The Tyan Titan Pro and Tomcat IIID seems to always have CPU #0 as the boot
CPU, whereas many of the AIR, SuperMicro, and ASUS boards have CPU #1 as
the boot CPU.
- An additional form of deadlock is where kernel code running on a non-boot
CPU waits for the jiffies variable to be incremented. This deadlock is
now avoided by having the spin loops in ENTER_KERNEL increment jiffies
approximately every 10 milliseconds. This approach avoids having to track
down every place in the kernel where such waiting loops occur.
- Finally, if approximately 60 seconds elapse while waiting for the kernel
lock, a message will be printed if possible to indicate that a deadlock
has been detected. This will help differentiate between SMP lockups and
hardware lockups.
I suspect (1) is the reason that earlier versions of this patch seemed to be
effective for some people and yet completely ineffective for others.

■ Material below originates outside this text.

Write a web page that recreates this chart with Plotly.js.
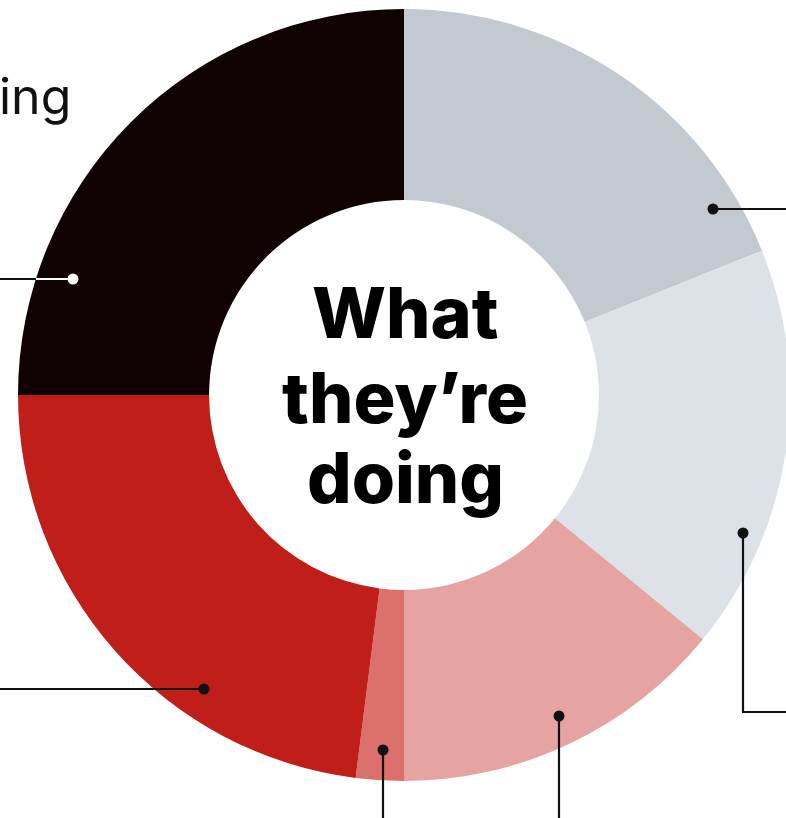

If people still encounter lockups with this patch, I also fixed the big in
Ingo's deadlock detection patch, so we should be able to use that for further
debugging.
12-Apr-97
Enclosed below is my patch to linux 2.0.30 to avoid the interrupt/paging
deadlocks that have been reported in Linux 2.0.x/SMP. Look in the patched
"linux/kernel/sched.c" for a large comment with a full explanation of the
deadlock conditions I've addressed and how they are resolved. Please report on
whether this resolves any lockups you've seen or if you have any problems with
it installed. With luck, this will be reliable enough for 2.0.31 and will
remove the black mark from Linux/SMP.
Thanks to Bill Reynolds for his "kill_kernel" package which made testing this
easier, and to Linus for the 2.1.28/29 SMP fix which provided the locations for
the necessary allow_interrupts calls.